Nothing outside the lines from the one containing "Emit a web page" through the one containing "20, 30, 40, 50, 60, 70, 80, 90, 100];" should be copied, and no pictures either. Copy those lines exactly.

* Start *

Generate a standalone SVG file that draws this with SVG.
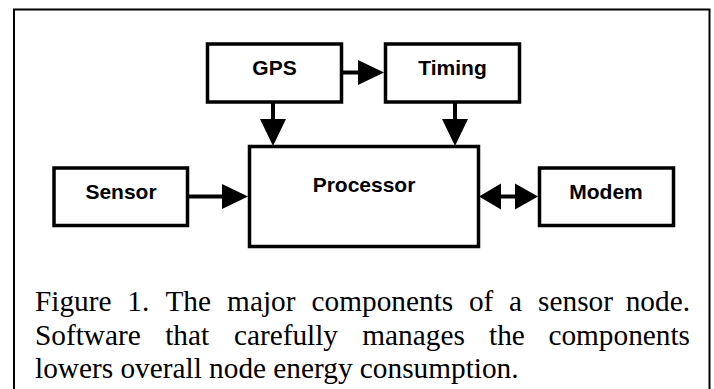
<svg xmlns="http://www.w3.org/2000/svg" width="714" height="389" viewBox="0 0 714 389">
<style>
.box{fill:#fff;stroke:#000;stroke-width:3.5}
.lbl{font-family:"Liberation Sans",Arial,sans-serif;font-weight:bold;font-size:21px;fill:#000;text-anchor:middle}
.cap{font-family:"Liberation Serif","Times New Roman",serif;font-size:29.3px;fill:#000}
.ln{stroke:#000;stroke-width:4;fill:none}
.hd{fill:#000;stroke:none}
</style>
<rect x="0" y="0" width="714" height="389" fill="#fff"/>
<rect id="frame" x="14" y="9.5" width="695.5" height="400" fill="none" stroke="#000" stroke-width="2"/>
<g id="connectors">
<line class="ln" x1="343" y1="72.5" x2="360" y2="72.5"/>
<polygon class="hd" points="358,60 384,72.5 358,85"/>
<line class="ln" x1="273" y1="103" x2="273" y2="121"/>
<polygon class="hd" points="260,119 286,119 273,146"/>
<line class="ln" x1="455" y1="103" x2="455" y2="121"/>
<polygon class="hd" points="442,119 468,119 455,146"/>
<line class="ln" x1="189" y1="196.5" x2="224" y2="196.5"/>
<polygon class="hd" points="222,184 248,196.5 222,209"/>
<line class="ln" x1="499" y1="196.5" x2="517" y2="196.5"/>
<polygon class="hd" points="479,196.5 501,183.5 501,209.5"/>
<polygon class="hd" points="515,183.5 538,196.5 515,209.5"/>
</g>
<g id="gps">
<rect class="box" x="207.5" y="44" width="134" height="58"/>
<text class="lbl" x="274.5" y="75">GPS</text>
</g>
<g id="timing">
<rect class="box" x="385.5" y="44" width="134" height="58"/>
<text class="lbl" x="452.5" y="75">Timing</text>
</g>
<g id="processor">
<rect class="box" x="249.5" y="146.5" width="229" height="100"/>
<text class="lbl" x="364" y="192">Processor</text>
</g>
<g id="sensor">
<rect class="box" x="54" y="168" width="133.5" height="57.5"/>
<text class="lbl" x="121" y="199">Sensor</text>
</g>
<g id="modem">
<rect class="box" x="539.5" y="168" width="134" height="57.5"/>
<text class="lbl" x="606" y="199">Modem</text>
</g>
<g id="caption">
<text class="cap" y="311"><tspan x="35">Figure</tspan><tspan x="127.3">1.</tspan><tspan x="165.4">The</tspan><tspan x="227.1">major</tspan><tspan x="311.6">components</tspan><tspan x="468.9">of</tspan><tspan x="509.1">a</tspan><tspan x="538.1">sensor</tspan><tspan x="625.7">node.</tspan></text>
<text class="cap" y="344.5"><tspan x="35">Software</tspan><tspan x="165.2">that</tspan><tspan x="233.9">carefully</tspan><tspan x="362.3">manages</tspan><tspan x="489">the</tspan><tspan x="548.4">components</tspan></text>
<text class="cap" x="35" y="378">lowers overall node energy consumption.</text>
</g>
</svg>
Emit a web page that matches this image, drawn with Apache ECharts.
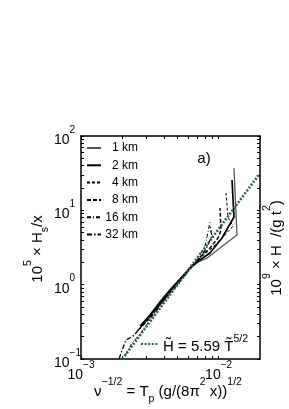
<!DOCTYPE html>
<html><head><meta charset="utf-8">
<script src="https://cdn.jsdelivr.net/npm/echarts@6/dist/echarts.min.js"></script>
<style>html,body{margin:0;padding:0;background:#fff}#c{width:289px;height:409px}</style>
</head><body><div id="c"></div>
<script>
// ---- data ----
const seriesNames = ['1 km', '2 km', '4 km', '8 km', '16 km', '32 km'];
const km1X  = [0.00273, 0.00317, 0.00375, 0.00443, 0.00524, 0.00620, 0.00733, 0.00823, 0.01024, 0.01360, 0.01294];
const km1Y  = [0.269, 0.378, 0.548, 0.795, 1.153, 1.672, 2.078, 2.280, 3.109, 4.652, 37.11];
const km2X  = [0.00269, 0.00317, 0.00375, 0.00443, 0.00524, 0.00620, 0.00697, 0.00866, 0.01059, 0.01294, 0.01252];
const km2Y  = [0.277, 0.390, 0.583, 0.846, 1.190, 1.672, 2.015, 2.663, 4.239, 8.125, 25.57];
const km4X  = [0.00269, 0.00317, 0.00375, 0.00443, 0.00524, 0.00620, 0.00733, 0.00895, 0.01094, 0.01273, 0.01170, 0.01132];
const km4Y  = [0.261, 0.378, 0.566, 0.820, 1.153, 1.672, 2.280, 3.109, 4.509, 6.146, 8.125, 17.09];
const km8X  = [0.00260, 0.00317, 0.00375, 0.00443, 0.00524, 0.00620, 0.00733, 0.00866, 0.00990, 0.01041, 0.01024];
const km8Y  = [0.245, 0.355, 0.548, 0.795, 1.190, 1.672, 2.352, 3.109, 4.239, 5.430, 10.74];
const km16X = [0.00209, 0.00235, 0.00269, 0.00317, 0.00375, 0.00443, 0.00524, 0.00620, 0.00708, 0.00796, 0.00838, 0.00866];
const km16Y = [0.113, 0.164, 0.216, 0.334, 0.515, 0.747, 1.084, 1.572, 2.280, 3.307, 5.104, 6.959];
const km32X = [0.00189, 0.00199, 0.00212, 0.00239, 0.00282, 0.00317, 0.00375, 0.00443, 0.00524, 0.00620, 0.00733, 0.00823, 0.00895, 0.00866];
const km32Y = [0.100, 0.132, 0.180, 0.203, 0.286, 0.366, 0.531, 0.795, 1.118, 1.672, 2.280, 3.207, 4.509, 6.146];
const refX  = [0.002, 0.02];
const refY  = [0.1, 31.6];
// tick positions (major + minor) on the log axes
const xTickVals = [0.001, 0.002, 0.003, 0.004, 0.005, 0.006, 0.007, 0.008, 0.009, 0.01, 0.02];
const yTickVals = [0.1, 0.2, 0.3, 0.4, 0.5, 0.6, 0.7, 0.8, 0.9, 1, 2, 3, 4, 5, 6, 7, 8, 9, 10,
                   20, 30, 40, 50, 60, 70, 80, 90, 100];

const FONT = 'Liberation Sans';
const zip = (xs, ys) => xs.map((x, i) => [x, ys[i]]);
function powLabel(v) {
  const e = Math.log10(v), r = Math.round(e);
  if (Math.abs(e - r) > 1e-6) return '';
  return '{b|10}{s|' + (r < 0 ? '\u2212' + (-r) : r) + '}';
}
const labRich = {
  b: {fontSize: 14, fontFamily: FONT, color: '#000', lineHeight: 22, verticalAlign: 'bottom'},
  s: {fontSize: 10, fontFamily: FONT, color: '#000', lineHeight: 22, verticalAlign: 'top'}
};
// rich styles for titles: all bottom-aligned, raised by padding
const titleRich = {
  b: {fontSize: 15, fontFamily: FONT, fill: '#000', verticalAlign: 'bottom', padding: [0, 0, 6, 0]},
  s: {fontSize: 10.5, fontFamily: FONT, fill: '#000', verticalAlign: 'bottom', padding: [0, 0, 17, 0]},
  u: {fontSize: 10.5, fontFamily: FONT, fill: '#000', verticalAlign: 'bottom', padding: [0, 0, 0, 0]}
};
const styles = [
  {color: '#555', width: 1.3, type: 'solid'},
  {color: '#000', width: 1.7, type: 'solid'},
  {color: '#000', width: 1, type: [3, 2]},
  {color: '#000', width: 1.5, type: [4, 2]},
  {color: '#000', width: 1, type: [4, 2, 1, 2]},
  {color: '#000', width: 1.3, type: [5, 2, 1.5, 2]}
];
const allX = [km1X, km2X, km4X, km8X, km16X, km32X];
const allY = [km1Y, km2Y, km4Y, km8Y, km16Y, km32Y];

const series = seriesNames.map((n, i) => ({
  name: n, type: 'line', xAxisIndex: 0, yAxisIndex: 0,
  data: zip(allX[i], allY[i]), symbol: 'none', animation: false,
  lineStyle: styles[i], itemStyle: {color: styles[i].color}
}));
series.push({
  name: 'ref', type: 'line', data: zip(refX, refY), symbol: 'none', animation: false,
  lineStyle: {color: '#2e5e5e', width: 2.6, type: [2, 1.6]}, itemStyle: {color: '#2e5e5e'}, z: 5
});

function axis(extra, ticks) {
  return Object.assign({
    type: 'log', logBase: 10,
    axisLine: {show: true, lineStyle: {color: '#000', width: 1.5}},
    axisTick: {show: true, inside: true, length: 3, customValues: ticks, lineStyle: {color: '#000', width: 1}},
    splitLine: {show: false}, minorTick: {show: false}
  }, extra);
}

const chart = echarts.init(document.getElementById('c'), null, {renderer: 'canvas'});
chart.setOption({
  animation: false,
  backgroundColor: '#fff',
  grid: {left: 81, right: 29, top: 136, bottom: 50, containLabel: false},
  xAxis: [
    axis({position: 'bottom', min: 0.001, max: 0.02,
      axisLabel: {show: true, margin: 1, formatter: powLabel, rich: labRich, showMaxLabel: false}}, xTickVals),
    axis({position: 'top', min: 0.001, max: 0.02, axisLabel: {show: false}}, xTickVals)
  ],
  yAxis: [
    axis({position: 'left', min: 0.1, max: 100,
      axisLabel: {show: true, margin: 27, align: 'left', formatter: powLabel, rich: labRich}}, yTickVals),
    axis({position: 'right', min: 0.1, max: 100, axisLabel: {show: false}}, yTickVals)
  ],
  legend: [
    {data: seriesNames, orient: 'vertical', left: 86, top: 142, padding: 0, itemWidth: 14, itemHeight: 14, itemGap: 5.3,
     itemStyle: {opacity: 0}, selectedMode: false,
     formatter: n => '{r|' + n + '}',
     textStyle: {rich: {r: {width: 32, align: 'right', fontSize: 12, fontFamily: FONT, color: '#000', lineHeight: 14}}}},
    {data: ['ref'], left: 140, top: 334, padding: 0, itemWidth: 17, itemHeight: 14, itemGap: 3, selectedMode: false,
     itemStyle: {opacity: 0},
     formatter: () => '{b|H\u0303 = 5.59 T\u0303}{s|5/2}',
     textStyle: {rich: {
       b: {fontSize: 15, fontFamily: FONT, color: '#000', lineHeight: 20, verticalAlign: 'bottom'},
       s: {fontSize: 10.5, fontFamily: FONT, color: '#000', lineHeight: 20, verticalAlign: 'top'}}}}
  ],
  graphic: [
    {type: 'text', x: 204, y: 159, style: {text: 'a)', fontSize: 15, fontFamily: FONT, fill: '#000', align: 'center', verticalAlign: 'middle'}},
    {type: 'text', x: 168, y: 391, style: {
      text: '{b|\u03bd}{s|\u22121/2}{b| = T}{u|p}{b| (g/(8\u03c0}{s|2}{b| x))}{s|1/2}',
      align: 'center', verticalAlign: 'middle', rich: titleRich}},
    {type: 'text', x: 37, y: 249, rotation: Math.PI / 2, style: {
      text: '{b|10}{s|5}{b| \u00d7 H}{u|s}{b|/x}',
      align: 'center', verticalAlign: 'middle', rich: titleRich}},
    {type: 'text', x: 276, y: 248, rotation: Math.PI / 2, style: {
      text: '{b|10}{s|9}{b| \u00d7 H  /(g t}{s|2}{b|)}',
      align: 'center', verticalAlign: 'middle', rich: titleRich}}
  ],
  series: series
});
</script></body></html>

* End *

> _RESPONSE TO THIS EXERCISE_
Emit a web page that matches this image, drawn with Apache ECharts.
<!DOCTYPE html>
<html><head><meta charset="utf-8">
<script src="https://cdn.jsdelivr.net/npm/echarts@6/dist/echarts.min.js"></script>
<style>html,body{margin:0;padding:0;background:#fff}#c{width:289px;height:409px}</style>
</head><body><div id="c"></div>
<script>
// ---- data ----
const seriesNames = ['1 km', '2 km', '4 km', '8 km', '16 km', '32 km'];
const km1X  = [0.00273, 0.00317, 0.00375, 0.00443, 0.00524, 0.00620, 0.00733, 0.00823, 0.01024, 0.01360, 0.01294];
const km1Y  = [0.269, 0.378, 0.548, 0.795, 1.153, 1.672, 2.078, 2.280, 3.109, 4.652, 37.11];
const km2X  = [0.00269, 0.00317, 0.00375, 0.00443, 0.00524, 0.00620, 0.00697, 0.00866, 0.01059, 0.01294, 0.01252];
const km2Y  = [0.277, 0.390, 0.583, 0.846, 1.190, 1.672, 2.015, 2.663, 4.239, 8.125, 25.57];
const km4X  = [0.00269, 0.00317, 0.00375, 0.00443, 0.00524, 0.00620, 0.00733, 0.00895, 0.01094, 0.01273, 0.01170, 0.01132];
const km4Y  = [0.261, 0.378, 0.566, 0.820, 1.153, 1.672, 2.280, 3.109, 4.509, 6.146, 8.125, 17.09];
const km8X  = [0.00260, 0.00317, 0.00375, 0.00443, 0.00524, 0.00620, 0.00733, 0.00866, 0.00990, 0.01041, 0.01024];
const km8Y  = [0.245, 0.355, 0.548, 0.795, 1.190, 1.672, 2.352, 3.109, 4.239, 5.430, 10.74];
const km16X = [0.00209, 0.00235, 0.00269, 0.00317, 0.00375, 0.00443, 0.00524, 0.00620, 0.00708, 0.00796, 0.00838, 0.00866];
const km16Y = [0.113, 0.164, 0.216, 0.334, 0.515, 0.747, 1.084, 1.572, 2.280, 3.307, 5.104, 6.959];
const km32X = [0.00189, 0.00199, 0.00212, 0.00239, 0.00282, 0.00317, 0.00375, 0.00443, 0.00524, 0.00620, 0.00733, 0.00823, 0.00895, 0.00866];
const km32Y = [0.100, 0.132, 0.180, 0.203, 0.286, 0.366, 0.531, 0.795, 1.118, 1.672, 2.280, 3.207, 4.509, 6.146];
const refX  = [0.002, 0.02];
const refY  = [0.1, 31.6];
// tick positions (major + minor) on the log axes
const xTickVals = [0.001, 0.002, 0.003, 0.004, 0.005, 0.006, 0.007, 0.008, 0.009, 0.01, 0.02];
const yTickVals = [0.1, 0.2, 0.3, 0.4, 0.5, 0.6, 0.7, 0.8, 0.9, 1, 2, 3, 4, 5, 6, 7, 8, 9, 10,
                   20, 30, 40, 50, 60, 70, 80, 90, 100];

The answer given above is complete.